Anfangs verbinden sich die negativen Gefühle nur mit dem akuten Schmerz an sich. Chronifiziert sich der Schmerz, neigen Betroffene dazu, dieses negative Befinden sozusagen zu verallgemeinern. Und dann auf andere Lebensbereiche auszudehnen - auf die Arbeit mit Kollegen, die vielleicht mit Stress und Mobbing verbunden ist, auf die schlechte Familiensituation - und auf diese Erfahrungen mit Schmerz zu reagieren.

"Wenn der Betroffene so von der Schmerzerkrankung zu depressiven Symptomen gekommen ist, bewertet er den Schmerz noch negativer, und dann wird wiederum die Depression noch schlimmer, und er steckt in einem Teufelskreis oder sogar in einer Spirale, die ihn langsam weiter nach unten zieht."

Prof. Reinhart Schüppel

Kleinere Ereignisse, die man im gesunden Zustand nicht wahrnimmt oder nicht negativ bewertet, erhalten plötzlich eine große Bedeutung.

"Man denkt 'das jetzt auch noch!'. So kann sich ein Schmerz-Lern-Vorgang bei depressiven Menschen einschleichen."

Prof. Reinhart Schüppel

Wie sich das Schmerzempfinden individuell unterscheidet

Wie man mit Schmerz - akutem oder chronischem - umgeht, wird schon durch das Erleben des Kindes geprägt, je nachdem, wie in der Familie und im Umfeld mit Schmerz umgegangen wird. So wird eine grundsätzliche Schmerz-Bewertung gelernt.

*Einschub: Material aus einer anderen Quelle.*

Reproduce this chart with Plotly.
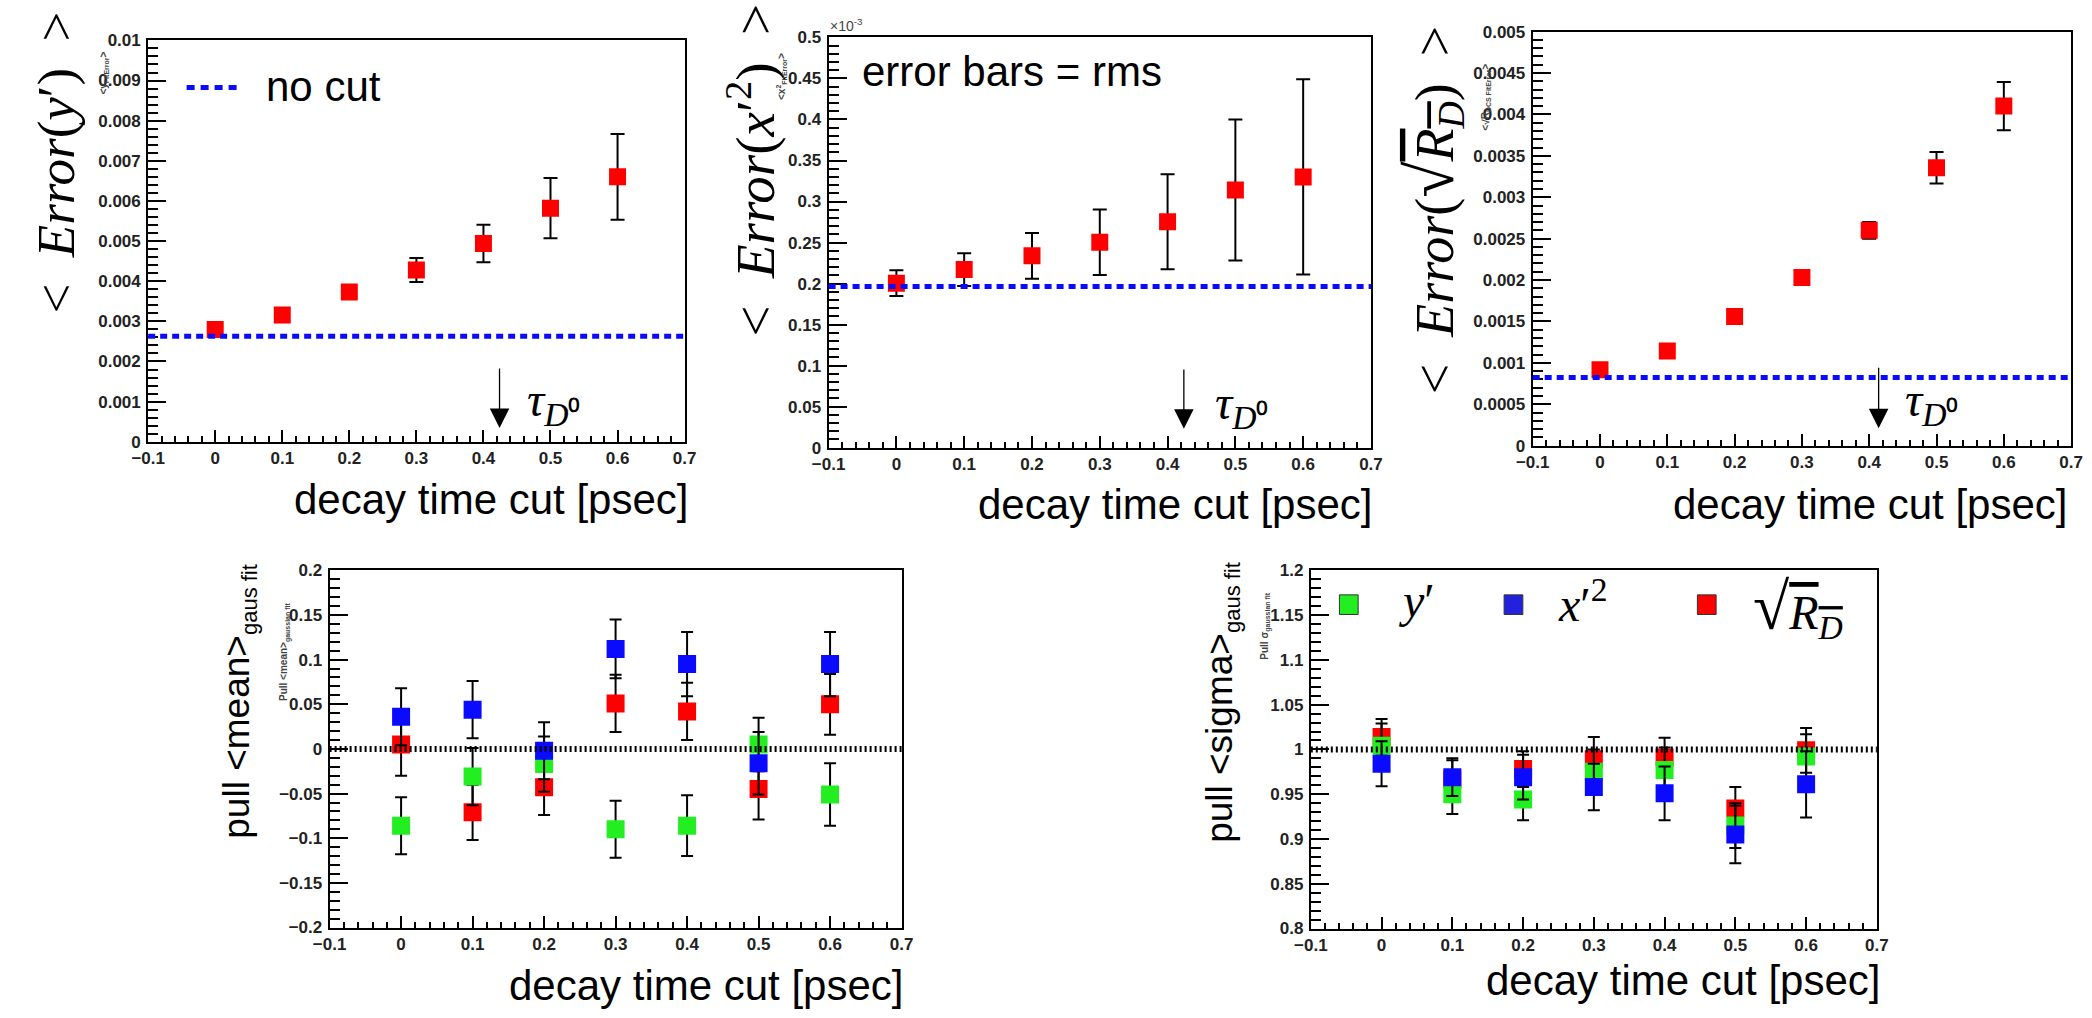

"Und es gibt zusätzlich natürlich individuell große Unterschiede. Das eine Kind der Familie geht mit einem Stein im Schuh keinen Meter weiter, das andere springt noch lustig bis zur nächsten Parkbank. Die Bewertung von Schmerz ist auch abhängig von der Kultur, in der wir leben: In westlichen Kulturen wird eine Geburt als sehr schmerzhaft beschrieben, in anderen Kulturen nicht. Das sind alles Einflüsse, die die Wahrnehmung prägen. Natürlich gibt es Dinge, die einfach jedem wehtun. Aber gerade in der Therapie ist diese Bewertung von Schmerz sehr wichtig, weil sie eben sehr, sehr unterschiedlich sein kann."

Prof. Reinhart Schüppel

Der Therapeut und Mediziner Prof. Reinhart Schüppel betont aber auch, dass die individuelle Schmerzerfahrung eines Menschen nicht nach "richtig oder falsch", "echt oder übertrieben" unterschieden und beurteilt oder gar verurteilt werden kann.

"Das, was der Patient gerade schildert, darum geht es schließlich jetzt in diesem Moment. Das muss ernst genommen werden. Und das wird dadurch nicht anders, dass ich ihn mit einem Patienten vergleiche, der möglicherweise viel schlimmer dran ist als er selbst. Wir müssen uns mit jedem Patienten als individuellem Menschen beschäftigen, auch mit seinen ganz persönlichen Schmerzen."